Luego, la Guerra Civil, que
sorprende a Zubiri en Roma, casado en 1935 con su primer gran amor, Carmen Castro, hija de don Américo, el historiador heterodoxo. La funesta contienda, los crímenes de unos y otros, los Zubiri en París, la amistad rota entre el filósofo y sus entrañables Eugenio Imaz y Bergamín; las nuevas amistades como la del mesurado Laín Entralgo. El regreso a una España amarga y a una universidad plagada de sotanas, imbuida del espíritu de cruzada que asquea a Zubiri. Y la renuncia a participar como docente en el desaguisado. Quizá sean éstos los mejores capítulos de este libro de absoluta referencia, que tal vez pierde interés hacia el final, donde prevalece la forma dialogada y más parece una hagiografía del eminente anciano tristón adorado por sus discípulos.

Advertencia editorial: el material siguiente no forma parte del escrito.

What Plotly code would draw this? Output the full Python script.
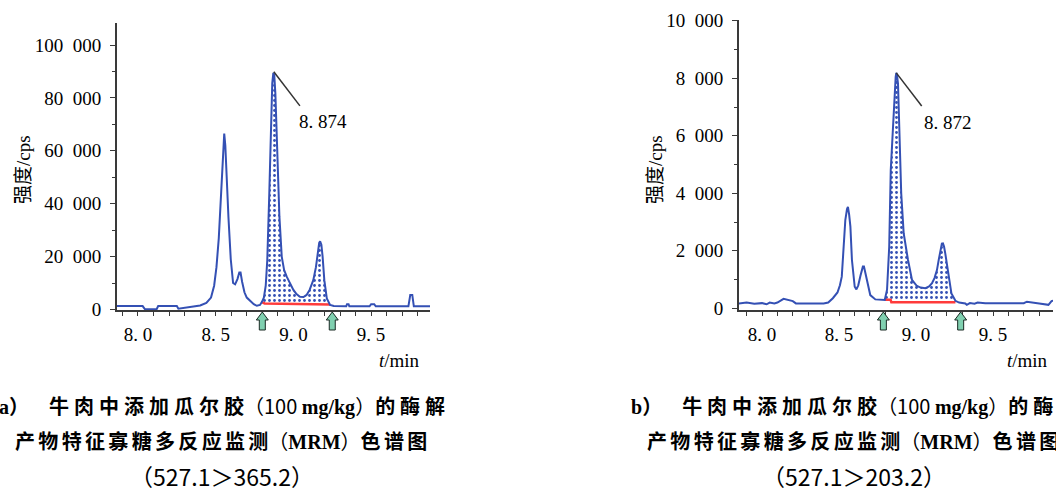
import numpy as np
import plotly.graph_objects as go

W, H = 1056, 488

# ---------------- data: panel a (527.1>365.2) ----------------
time_a = [7.865, 8.03, 8.045, 8.12, 8.13, 8.25, 8.26, 8.40, 8.44, 8.47, 8.49, 8.505,
          8.52, 8.535, 8.548, 8.555, 8.562, 8.570, 8.582, 8.597, 8.612, 8.625, 8.640,
          8.652, 8.660, 8.670, 8.685, 8.700, 8.720, 8.745, 8.765, 8.785, 8.797, 8.810,
          8.822, 8.832, 8.845, 8.854, 8.864, 8.871, 8.877, 8.884, 8.897, 8.910, 8.925,
          8.940, 8.957, 8.980, 9.000, 9.020, 9.042, 9.065, 9.085, 9.105, 9.128, 9.145,
          9.156, 9.166, 9.172, 9.180, 9.188, 9.199, 9.215, 9.236, 9.260, 9.340, 9.345,
          9.355, 9.360, 9.490, 9.500, 9.520, 9.530, 9.740, 9.745, 9.752, 9.765, 9.772,
          9.775, 9.880]
intensity_a = [1300, 1300, 100, 100, 1300, 1300, 300, 1500, 2500, 4500, 9000, 16000,
               27000, 44000, 60000, 66500, 62000, 50000, 35000, 19000, 10000, 9500, 11500,
               14000, 14000, 10500, 6500, 4500, 3200, 2000, 1400, 1700, 2800, 4500,
               9000, 18700, 43900, 67900, 85500, 89500, 88500, 81700, 60300, 35100, 20000,
               15000, 12400, 9500, 7400, 5800, 4800, 4700, 5500, 7500, 11100, 16000,
               21200, 25200, 25800, 24500, 20000, 11100, 4200, 1700, 1300, 1200, 2000,
               2000, 1200, 1200, 2000, 2000, 1200, 1200, 3000, 5500, 5500, 3000,
               1200, 1200]
baseline_a_t = [8.797, 8.815, 9.236]
baseline_a_v = [2800, 2300, 1900]
arrows_a = [8.800, 9.250]
apex_a = (8.874, 89900)
label_a = "8. 874"
leader_end_a = (9.042, 77000)
label_pos_a = (9.020, 71000)

# ---------------- data: panel b (527.1>203.2) ----------------
time_b = [7.850, 7.90, 7.95, 8.00, 8.03, 8.05, 8.08, 8.10, 8.14, 8.16, 8.20, 8.22, 8.30,
          8.40, 8.43, 8.46, 8.49, 8.506, 8.518, 8.530, 8.541, 8.552, 8.558, 8.566, 8.574,
          8.584, 8.602, 8.613, 8.625, 8.640, 8.655, 8.662, 8.670, 8.680, 8.703, 8.736,
          8.797, 8.812, 8.820, 8.826, 8.836, 8.847, 8.859, 8.868, 8.872, 8.877, 8.883,
          8.894, 8.904, 8.920, 8.935, 8.948, 8.974, 9.006, 9.030, 9.061, 9.085, 9.104,
          9.120, 9.136, 9.148, 9.158, 9.168, 9.175, 9.182, 9.190, 9.208, 9.230, 9.256,
          9.280, 9.320, 9.330, 9.350, 9.380, 9.400, 9.450, 9.600, 9.700, 9.720, 9.750,
          9.800, 9.860, 9.880, 9.890]
intensity_b = [170, 200, 160, 180, 140, 200, 170, 200, 330, 300, 250, 170, 170,
               170, 200, 350, 550, 800, 1100, 2140, 3070, 3450, 3530, 3250, 2840,
               1680, 750, 660, 800, 1150, 1450, 1450, 1250, 985, 460, 310,
               290, 650, 1300, 2140, 4810, 5970, 7480, 8050, 8190, 8100, 7820,
               6090, 4000, 2610, 2100, 1680, 985, 775, 720, 700, 760, 870,
               1050, 1330, 1700, 2030, 2250, 2260, 2150, 1910, 1220, 520, 260,
               200, 170, 120, 180, 160, 200, 180, 180, 180, 230, 200,
               170, 120, 250, 260]
baseline_b_t = [8.797, 8.835, 8.840, 9.256]
baseline_b_v = [300, 300, 210, 210]
arrows_b = [8.788, 9.290]
apex_b = (8.872, 8190)
label_b = "8. 872"
leader_end_b = (9.037, 7035)
label_pos_b = (9.040, 6455)

x_tickvals = [8.0, 8.5, 9.0, 9.5]
x_ticktext = ["8. 0", "8. 5", "9. 0", "9. 5"]
y_tickvals_a = [0, 20000, 40000, 60000, 80000, 100000]
y_ticktext_a = ["0", "20\u2002000", "40\u2002000", "60\u2002000", "80\u2002000", "100\u2002000"]
y_tickvals_b = [0, 2000, 4000, 6000, 8000, 10000]
y_ticktext_b = ["0", "2\u2002000", "4\u2002000", "6\u2002000", "8\u2002000", "10\u2002000"]

caption_tags = ["a）", "b）"]
caption_line1 = ("牛肉中添加瓜尔胶", "100", "mg/kg", "的酶解")
caption_line2 = ("产物特征寡糖多反应监测", "MRM", "色谱图")
caption_line3 = ["（527.1＞365.2）", "（527.1＞203.2）"]

BLUE = "#3450b4"
RED = "#ff3b3b"
AX = "#3a3a3a"
SERIF = "Liberation Serif, DejaVu Serif, serif"
CJK = "Noto Sans CJK SC, sans-serif"

fig = go.Figure()


def add_panel(t, v, bt, bv, xa, ya):
    t = np.asarray(t); v = np.asarray(v)
    mask = (t >= bt[0]) & (t <= bt[-1])
    fig.add_trace(go.Scatter(x=bt, y=bv, mode="lines", line=dict(width=0, color=RED),
                             xaxis=xa, yaxis=ya, showlegend=False, hoverinfo="skip"))
    seg_t = np.concatenate([[bt[0]], t[mask], [bt[-1]]])
    seg_v = np.concatenate([[bv[0]], v[mask], [bv[-1]]])
    fig.add_trace(go.Scatter(x=seg_t, y=seg_v, mode="lines", line=dict(width=0, color=BLUE),
                             fill="tonexty", fillcolor="white",
                             fillpattern=dict(shape=".", fgcolor=BLUE, bgcolor="white",
                                              size=5, solidity=0.25),
                             xaxis=xa, yaxis=ya, showlegend=False, hoverinfo="skip"))
    fig.add_trace(go.Scatter(x=bt, y=bv, mode="lines", line=dict(width=2.5, color=RED),
                             xaxis=xa, yaxis=ya, showlegend=False, hoverinfo="skip"))
    fig.add_trace(go.Scatter(x=t, y=v, mode="lines", line=dict(width=2, color=BLUE),
                             xaxis=xa, yaxis=ya, showlegend=False))


add_panel(time_a, intensity_a, baseline_a_t, baseline_a_v, "x", "y")
add_panel(time_b, intensity_b, baseline_b_t, baseline_b_v, "x2", "y2")

px_x = lambda p: p / W
px_y = lambda p: 1 - p / H

common_x = dict(showline=True, linecolor=AX, linewidth=2, ticks="outside", ticklen=4,
                tickwidth=1, tickcolor=AX, tickmode="array", tickvals=x_tickvals,
                ticktext=x_ticktext, showgrid=False, zeroline=False, automargin=False,
                tickfont=dict(family=SERIF, size=19, color="black"),
                ticklabelstandoff=2,
                minor=dict(tickmode="linear", tick0=8.0, dtick=0.1, ticks="outside",
                           ticklen=4, tickcolor=AX, tickwidth=1, showgrid=False))
common_y = dict(showline=True, linecolor=AX, linewidth=2, ticks="outside", ticklen=5,
                tickwidth=1, tickcolor=AX, tickmode="array", showgrid=False, zeroline=False,
                automargin=False,
                tickfont=dict(family=SERIF, size=19, color="black"), ticklabelstandoff=5)

fig.update_layout(
    template="none",
    width=W, height=H, autosize=False,
    margin=dict(l=0, r=0, t=0, b=0, pad=0),
    paper_bgcolor="white", plot_bgcolor="white",
    xaxis=dict(common_x, domain=[px_x(117), px_x(430)], range=[7.865, 9.879], anchor="y"),
    yaxis=dict(common_y, domain=[px_y(310), px_y(23)], range=[-190, 108318], anchor="x",
               tickvals=y_tickvals_a, ticktext=y_ticktext_a,
               minor=dict(tickmode="linear", tick0=0, dtick=10000, ticks="outside",
                          ticklen=3, tickcolor=AX, showgrid=False)),
    xaxis2=dict(common_x, domain=[px_x(739), px_x(1053)], range=[7.8506, 9.8896], anchor="y2"),
    yaxis2=dict(common_y, domain=[px_y(310), px_y(20)], range=[-59, 10029], anchor="x2",
                tickvals=y_tickvals_b, ticktext=y_ticktext_b,
                minor=dict(tickmode="linear", tick0=0, dtick=1000, ticks="outside",
                           ticklen=3, tickcolor=AX, showgrid=False)),
)

shapes = []
annotations = []

for xa, ya, arrows, apex, lend, lpos, lab in [
        ("x", "y", arrows_a, apex_a, leader_end_a, label_pos_a, label_a),
        ("x2", "y2", arrows_b, apex_b, leader_end_b, label_pos_b, label_b)]:
    for t in arrows:
        shapes.append(dict(type="path", xref=xa, yref="paper", xsizemode="pixel",
                           ysizemode="pixel", xanchor=t, yanchor=px_y(310),
                           path="M0,-2 L6,-10 L3,-10 L3,-20 L-3,-20 L-3,-10 L-6,-10 Z",
                           fillcolor="#80d0b0", line=dict(color="#1a2a24", width=1),
                           layer="above"))
    shapes.append(dict(type="line", xref=xa, yref=ya, x0=apex[0], y0=apex[1],
                       x1=lend[0], y1=lend[1], line=dict(color="#333333", width=1.5)))
    annotations.append(dict(xref=xa, yref=ya, x=lpos[0], y=lpos[1], text=lab,
                            showarrow=False, xanchor="left", yanchor="middle",
                            font=dict(family=SERIF, size=19, color="black")))

# axis titles
for cx in [23, 655]:
    annotations.append(dict(xref="paper", yref="paper", x=px_x(cx), y=px_y(170),
                            text="强度/cps", textangle=-90, showarrow=False,
                            xanchor="center", yanchor="middle",
                            font=dict(family="Liberation Serif, Noto Sans CJK SC", size=19,
                                      color="black")))
for rx in [422, 1050]:
    annotations.append(dict(xref="paper", yref="paper", x=px_x(rx), y=px_y(360),
                            text="<i>t</i>/min", showarrow=False, xanchor="right",
                            yanchor="middle",
                            font=dict(family=SERIF, size=19, color="black")))


# captions
def spaced(s, sp):
    return sp.join(list(s))


ser = lambda s: f"<span style='font-family:Liberation Serif'>{s}</span>"
c1, n1, u1, c2 = caption_line1
d1, m2, d2 = caption_line2


def line1(tag):
    return (f"<b>{ser(tag[0])}{tag[1:]}</b>\u2003" + f"<b>{spaced(c1, chr(0x2005))}</b>"
            + f"（{n1} <b>{ser(u1)}</b>）" + f"<b>{spaced(c2, chr(0x2005))}</b>")


line2 = (f"<b>{spaced(d1, chr(0x2006))}</b>" + f"（<b>{ser(m2)}</b>）"
         + f"<b>{spaced(d2, chr(0x2006))}</b>")

for i, off in enumerate([0, 632]):
    annotations.append(dict(xref="paper", yref="paper", x=px_x(-3 + off), y=px_y(405),
                            text=line1(caption_tags[i]), showarrow=False,
                            xanchor="left", yanchor="middle",
                            font=dict(family=CJK, size=20, color="black")))
    annotations.append(dict(xref="paper", yref="paper", x=px_x(13 + off), y=px_y(440),
                            text=line2, showarrow=False,
                            xanchor="left", yanchor="middle",
                            font=dict(family=CJK, size=20, color="black")))
    annotations.append(dict(xref="paper", yref="paper", x=px_x(221.5 + off), y=px_y(476),
                            text=caption_line3[i], showarrow=False,
                            xanchor="center", yanchor="middle",
                            font=dict(family=CJK, size=23, color="black")))

fig.update_layout(shapes=shapes, annotations=annotations)
# remove the default page margin so the 1056x488 figure fills the window exactly
fig.write_html("out.html",
               config={"displayModeBar": False},
               post_script="document.body.style.margin='0px';document.body.style.overflow='hidden';")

Queda un asunto en el aire: ese misterioso amor extramatrimonial de Zubiri al que se alude y del que no se explica nada.
Sin ser una "biografía intelectual", los autores introducen al lector en el pensamiento zubiriano; quien desconozca las aportaciones del último metafísico español obtiene una idea de ellas y acaso quiera saber más. Así que quizás esta Soledad sonora nos incite con su eco a leer las asequibles Cinco lecciones de filosofía, y hasta a desempolvar Sobre la esencia, ese digno mamotreto que hoy reposa en el limbo.